# Requirement
Skip all pictures. Write out the data below from its first line through the line that contains "W, H = 3048, 1709".

━━ Given information

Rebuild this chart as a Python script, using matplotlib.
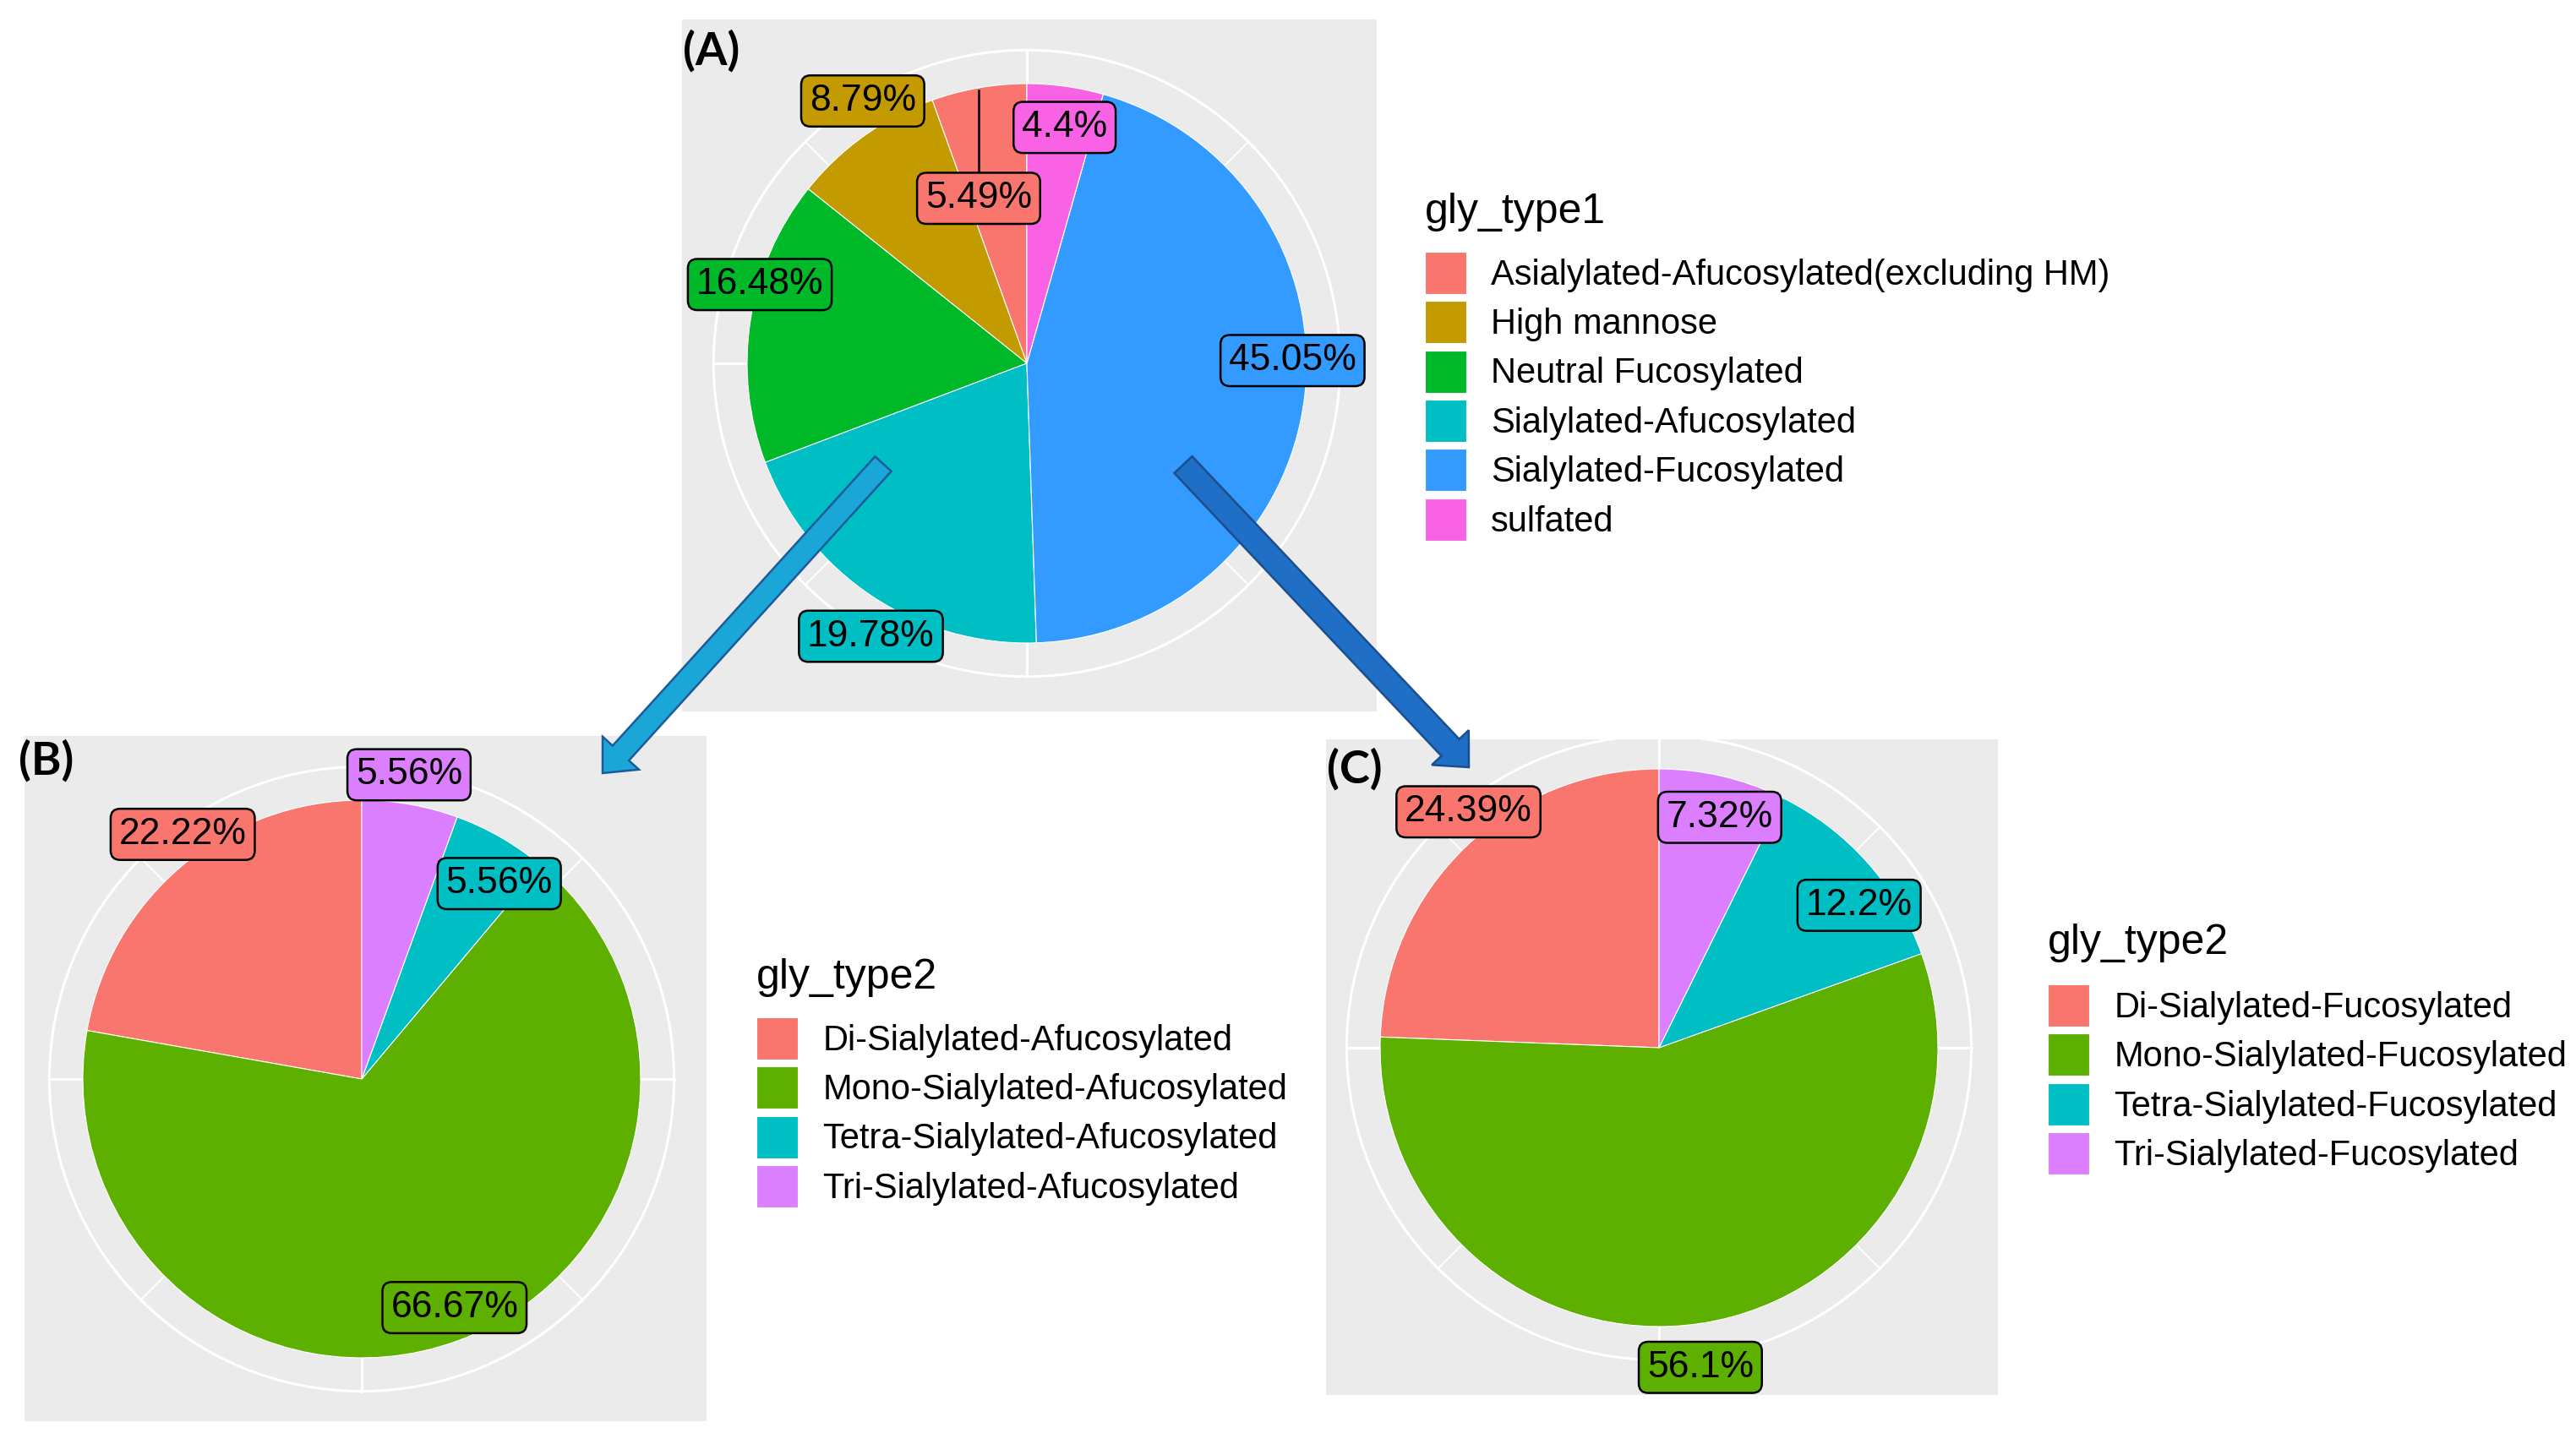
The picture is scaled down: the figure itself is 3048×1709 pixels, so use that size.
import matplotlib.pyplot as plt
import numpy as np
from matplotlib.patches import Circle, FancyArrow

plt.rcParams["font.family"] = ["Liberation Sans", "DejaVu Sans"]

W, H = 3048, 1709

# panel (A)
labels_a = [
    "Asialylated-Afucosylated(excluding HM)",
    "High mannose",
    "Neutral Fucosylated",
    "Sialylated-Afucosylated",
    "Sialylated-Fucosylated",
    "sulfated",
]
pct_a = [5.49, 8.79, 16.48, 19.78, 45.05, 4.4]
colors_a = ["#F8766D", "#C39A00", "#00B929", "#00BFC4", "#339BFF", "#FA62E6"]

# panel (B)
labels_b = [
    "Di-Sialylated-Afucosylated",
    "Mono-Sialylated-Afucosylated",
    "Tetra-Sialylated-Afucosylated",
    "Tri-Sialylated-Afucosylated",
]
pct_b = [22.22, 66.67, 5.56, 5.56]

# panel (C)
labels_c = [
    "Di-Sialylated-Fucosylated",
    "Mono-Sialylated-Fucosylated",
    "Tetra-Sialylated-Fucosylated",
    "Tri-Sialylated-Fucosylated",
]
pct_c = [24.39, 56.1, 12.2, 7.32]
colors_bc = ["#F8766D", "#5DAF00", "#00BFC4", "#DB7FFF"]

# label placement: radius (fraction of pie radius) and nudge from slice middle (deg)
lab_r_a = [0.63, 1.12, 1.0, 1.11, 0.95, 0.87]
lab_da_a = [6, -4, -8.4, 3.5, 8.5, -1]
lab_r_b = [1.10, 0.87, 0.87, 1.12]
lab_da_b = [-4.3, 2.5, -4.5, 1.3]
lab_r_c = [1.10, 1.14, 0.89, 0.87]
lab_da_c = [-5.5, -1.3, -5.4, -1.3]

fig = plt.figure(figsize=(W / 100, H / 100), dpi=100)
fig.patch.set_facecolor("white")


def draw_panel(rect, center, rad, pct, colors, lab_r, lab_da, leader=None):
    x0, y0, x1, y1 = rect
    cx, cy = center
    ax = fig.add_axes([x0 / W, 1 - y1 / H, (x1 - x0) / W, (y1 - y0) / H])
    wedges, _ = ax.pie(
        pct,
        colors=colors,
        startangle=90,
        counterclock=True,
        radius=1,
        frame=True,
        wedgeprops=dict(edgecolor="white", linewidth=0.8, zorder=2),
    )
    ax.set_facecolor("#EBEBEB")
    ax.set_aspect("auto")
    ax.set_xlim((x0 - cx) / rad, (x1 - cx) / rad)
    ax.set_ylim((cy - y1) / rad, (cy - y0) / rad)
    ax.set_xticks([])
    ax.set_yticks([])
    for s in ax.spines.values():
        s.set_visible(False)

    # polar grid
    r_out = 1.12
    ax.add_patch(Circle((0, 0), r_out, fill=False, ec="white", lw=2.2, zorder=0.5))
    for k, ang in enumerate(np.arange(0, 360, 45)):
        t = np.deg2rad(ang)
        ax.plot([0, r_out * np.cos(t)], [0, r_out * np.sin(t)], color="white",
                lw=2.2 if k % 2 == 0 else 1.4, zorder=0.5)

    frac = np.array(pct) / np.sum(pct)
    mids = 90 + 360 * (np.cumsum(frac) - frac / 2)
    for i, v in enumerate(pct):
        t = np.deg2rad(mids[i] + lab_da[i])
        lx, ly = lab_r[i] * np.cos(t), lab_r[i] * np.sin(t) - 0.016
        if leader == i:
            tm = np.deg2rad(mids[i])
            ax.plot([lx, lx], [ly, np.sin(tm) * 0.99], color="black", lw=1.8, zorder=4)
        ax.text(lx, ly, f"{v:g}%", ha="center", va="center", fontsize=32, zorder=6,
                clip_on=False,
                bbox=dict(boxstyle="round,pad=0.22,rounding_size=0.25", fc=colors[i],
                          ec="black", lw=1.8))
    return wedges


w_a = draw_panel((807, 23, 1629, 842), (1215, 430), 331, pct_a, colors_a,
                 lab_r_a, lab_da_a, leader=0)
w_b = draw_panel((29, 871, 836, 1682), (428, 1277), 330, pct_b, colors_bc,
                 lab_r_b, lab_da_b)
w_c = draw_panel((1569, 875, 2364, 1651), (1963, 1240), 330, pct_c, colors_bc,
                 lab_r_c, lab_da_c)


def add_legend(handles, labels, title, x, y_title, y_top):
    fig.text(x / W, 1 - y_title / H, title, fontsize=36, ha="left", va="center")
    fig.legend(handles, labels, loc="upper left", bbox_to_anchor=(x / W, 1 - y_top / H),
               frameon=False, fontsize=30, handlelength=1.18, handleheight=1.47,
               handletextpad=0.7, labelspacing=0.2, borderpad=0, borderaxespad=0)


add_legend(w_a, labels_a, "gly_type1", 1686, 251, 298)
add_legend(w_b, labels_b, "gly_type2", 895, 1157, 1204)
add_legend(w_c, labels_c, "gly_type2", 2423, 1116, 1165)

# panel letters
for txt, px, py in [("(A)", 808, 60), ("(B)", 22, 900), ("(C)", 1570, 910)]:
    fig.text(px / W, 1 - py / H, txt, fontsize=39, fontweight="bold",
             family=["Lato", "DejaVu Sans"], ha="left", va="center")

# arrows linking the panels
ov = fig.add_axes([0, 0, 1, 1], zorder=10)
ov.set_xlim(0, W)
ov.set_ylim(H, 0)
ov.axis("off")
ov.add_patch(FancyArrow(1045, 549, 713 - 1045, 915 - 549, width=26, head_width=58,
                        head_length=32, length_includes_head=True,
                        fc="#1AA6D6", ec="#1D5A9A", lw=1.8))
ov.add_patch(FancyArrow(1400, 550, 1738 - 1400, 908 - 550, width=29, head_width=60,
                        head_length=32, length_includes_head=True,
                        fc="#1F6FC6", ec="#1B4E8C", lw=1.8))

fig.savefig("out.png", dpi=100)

━━━━

# Output of the task
Rebuild this chart as a Python script, using matplotlib.
The picture is scaled down: the figure itself is 3048×1709 pixels, so use that size.
import matplotlib.pyplot as plt
import numpy as np
from matplotlib.patches import Circle, FancyArrow

plt.rcParams["font.family"] = ["Liberation Sans", "DejaVu Sans"]

W, H = 3048, 1709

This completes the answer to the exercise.